Even Cache County modifications to the 3MS showed a good sensitivity and specificity, 3MS-R was also dependent on their cultural and social factors which might limit general use in non-US population [9]. For this reason, cross validation was a very important step for a cultural validation of the instrument. The K-mMMSE was shown to be more significantly correlated with other tests for cognitive status or functional abilities, such as the CDR, S-SDQ, and K-IADL, than was the K-MMSE. The correlation coefficients of the CDR were higher than the informant questionnaires, which might be due to the characteristics of the questions. That is, the K-mMMSE and K-MMSE are cognitive screening measures, and the CDR includes items about the cognitive aspects for scoring, whereas the informant questionnaires (S-SDQ and K-IADL) are comprised only of questions related to functional abilities. To the best of our knowledge, this is the first report showing concurrent validity of the modified MMSE series.

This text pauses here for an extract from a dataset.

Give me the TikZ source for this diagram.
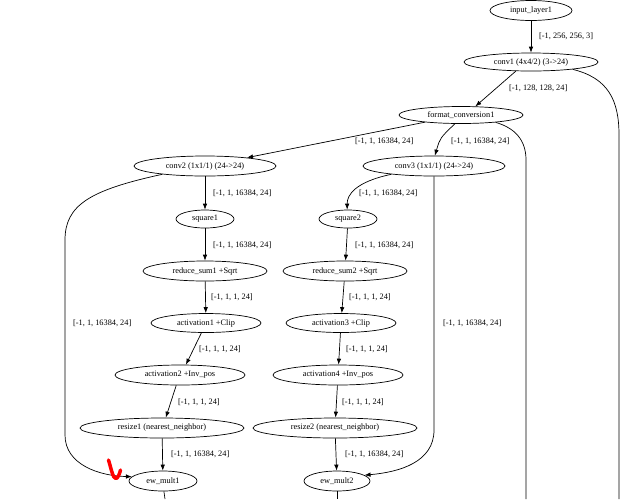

There are important limitations to our findings. First, the subjects who participated in this study showed very low levels of educational background, perhaps limiting its general usefulness, especially regarding the cut-off points for a diagnosis of CIND or dementia. The low educational attainment, however, has been one of important characteristics of our elder population, because they were largely deprived of education due to Korean War and Japanese colonial dominion over the country [32]. And the study design, which showed the validities of and comparison between the two cognitive screening measures, would be appropriate for selected community samples, because all participants have a two-stage interview and a clinical examination, thus reducing verification bias. Second, although the trapezoidal rule provide a more accurate method of estimating the "true" AUC, an AUC derived from the parameters of a straight-line fit to the ROC plot tends to slightly underestimate the AUC of a Gaussian-based ROC. Finally, although we observed no significant differences between participants and non-participants, the rate of participation in our study was somewhat low. The majority of non-participants were those with whom we could not meet on two separate visits, suggesting that individuals who refused to participate may be more intelligent or active than the participants. If this were true, however, our results would not change, and additional statistical power may be added to our analysis.